Si has nacido después del 80, perteneces a la cuarta generación de héroes homosexuales.
Los ha habido que han luchado y han muerto en contra de los absolutismos de inicios del siglo XX, otros que se han peleado por tu visibilidad, por tus derechos civiles y por tu colear en una carroza del Orgullo mientras la mayor pandemia del siglo pasado hacía estragos en ellos. Dejándonos sin «padres». Y sin abuelos. Eso sí. Si alguien queda por ahí, se le condena a la invisibilidad. En sus cuerpos arrugados vemos el fantasma de nuestro inexorable futuro.
He escuchado dentro del ambiente la expresión «marica mayor» acompañada, muchas veces, de señas de desprecio. Sin nietos que dejarles, ¿para qué preocuparnos?
Nosotros somos heroicos también, a nuestro modo. Somos los soldados de una guerra jugada a golpe de selfie (y filtros) a la materia grasa, a las canas, a las arrugas. Horas de gimnasio, rayos UVA, la tentación de un ciclo, tintes para (todo tipo de) pelo, zapatillas y chándales de moda entre los adolescentes para celebrar la edad del daddy pavo.
No es nada nuevo. «Quant’è bella giovinezza, che si fugge tuttavia! Chi vuol esser lieto, sia: di doman non c’è certezza» (Qué hermosa la juventud, que se escapa, sin embargo. Quien quiera alegría, sea: de mañana no hay certeza), decía Lorenzo el Magnífico en 1450.
Más de 550 años después, la juventud sigue siendo algo muy preciado y la vejez algo a combatir.
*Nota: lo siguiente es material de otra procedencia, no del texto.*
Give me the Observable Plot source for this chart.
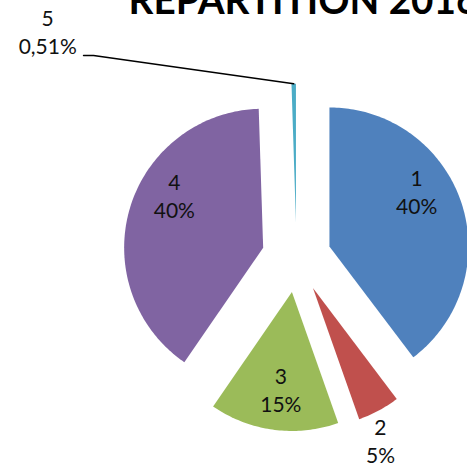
<!DOCTYPE html>
<html>
<head>
<meta charset="utf-8">
<script src="https://cdn.jsdelivr.net/npm/d3@7"></script>
<script src="https://cdn.jsdelivr.net/npm/@observablehq/plot@0.6"></script>
<style>
  html, body { margin: 0; padding: 0; background: #fff; }
</style>
</head>
<body>
<script>
// ---- data ----
const title = "REPARTITION 2016";
const categories = ["1", "2", "3", "4", "5"];
const values = [39.7, 4.9, 15.0, 39.89, 0.51];
const colors = ["#4F81BD", "#C0504D", "#9BBB59", "#8064A2", "#4BACC6"];

// ---- layout (pixels / pie units) ----
const W = 467, H = 465;
const R = 139;               // pie radius in px
const CX = 296, CY = 257;    // pie centre in px
const explode = 0.25;        // explosion distance (radius units)
const insideDist = 0.73;     // inside label distance from slice apex
const outsideDist = 1.22;    // outside label distance from slice apex
const labelPull = 0.83;      // label angle pulled toward vertical axis
const calloutLabel = {x: -1.79, y: 1.60};  // manually moved label of slice 5
const leaderStart = [{x: -1.532, y: 1.453}, {x: -1.46, y: 1.453}];

const total = d3.sum(values);
const fmtPct = v => {
  const p = v / total * 100;
  return p >= 1 ? Math.round(p) + "%" : p.toFixed(2).replace(".", ",") + "%";
};

// slice angles, clockwise from 12 o'clock
let acc = 0;
const slices = categories.map((c, i) => {
  const a0 = acc / total * 2 * Math.PI;
  acc += values[i];
  const a1 = acc / total * 2 * Math.PI;
  const mid = (a0 + a1) / 2;
  const apex = {x: explode * Math.sin(mid), y: explode * Math.cos(mid)};
  return {cat: c, value: values[i], a0, a1, mid, apex, color: colors[i]};
});

const polys = slices.map(s => {
  const pts = [{x: s.apex.x, y: s.apex.y}];
  const n = Math.max(2, Math.ceil((s.a1 - s.a0) / (Math.PI / 180)) + 1);
  for (let k = 0; k <= n; k++) {
    const a = s.a0 + (s.a1 - s.a0) * k / n;
    pts.push({x: s.apex.x + Math.sin(a), y: s.apex.y + Math.cos(a)});
  }
  return pts;
});

// label placement
const labelAngle = m => {
  const ref = m < Math.PI / 2 ? 0 : m < 3 * Math.PI / 2 ? Math.PI : 2 * Math.PI;
  return ref + (m - ref) * labelPull;
};
const labels = slices.map((s, i) => {
  const text = s.cat + "\n" + fmtPct(s.value);
  const frac = s.value / total;
  if (frac < 0.01) return {x: calloutLabel.x, y: calloutLabel.y, text};
  const a = labelAngle(s.mid);
  const d = frac < 0.1 ? outsideDist : insideDist;
  return {x: s.apex.x + d * Math.sin(a), y: s.apex.y + d * Math.cos(a), text};
});

const s5 = slices[4];
const leader = [...leaderStart,
  {x: s5.apex.x + Math.sin(s5.mid), y: s5.apex.y + Math.cos(s5.mid)}];

const marks = [];
slices.forEach((s, i) => {
  marks.push(Plot.line(polys[i], {x: "x", y: "y", fill: s.color, stroke: "none", curve: "linear-closed"}));
});
marks.push(Plot.line(leader, {x: "x", y: "y", stroke: "#000", strokeWidth: 1.5}));
marks.push(Plot.text(labels, {x: "x", y: "y", text: "text", fontSize: 21, lineHeight: 1.33, dy: -4, fill: "#111", textAnchor: "middle"}));
marks.push(Plot.text([title], {frameAnchor: "top-left", dx: 128, dy: 13, lineAnchor: "bottom", textAnchor: "start", fontSize: 40, fontWeight: "bold", fill: "#000"}));

const svg = Plot.plot({
  width: W, height: H, margin: 0,
  x: {domain: [-CX / R, (W - CX) / R], range: [0, W], axis: null},
  y: {domain: [-(H - CY) / R, CY / R], range: [H, 0], axis: null},
  style: {fontFamily: "Lato, 'Open Sans', sans-serif", background: "#fff"},
  marks
});
d3.select(svg).selectAll("text")
  .filter(function () { return this.textContent === title; })
  .attr("textLength", 350).attr("lengthAdjust", "spacingAndGlyphs");
document.body.appendChild(svg);
</script>
</body>
</html>
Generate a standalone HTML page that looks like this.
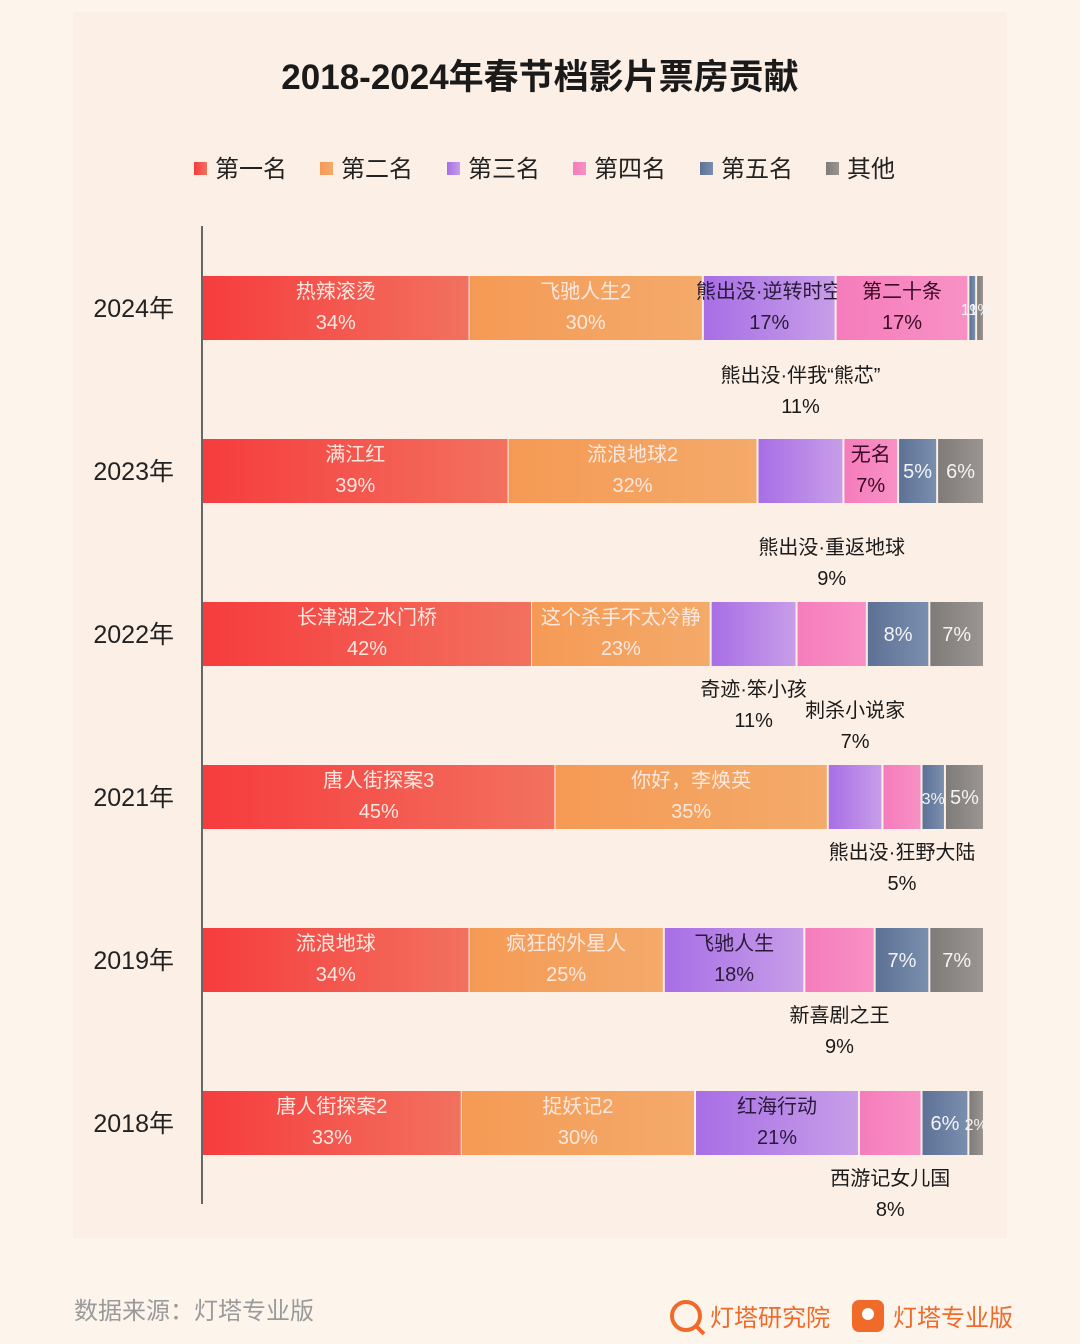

En esto, también, los gais hemos sido unos adelantados, cogiendo turno en la cola para el cirujano estético, el personal trainer y el nutricionista.
Lo que no hemos tenido en cuenta es que pertenecemos, a partir de ahora, a las primeras generaciones de homosexuales que viven la «utopia» de las anteriores: podemos casarnos, tener hijos, hablar de nuestros cuernos en Sálvame (el mayor hito, diría yo), envejecer.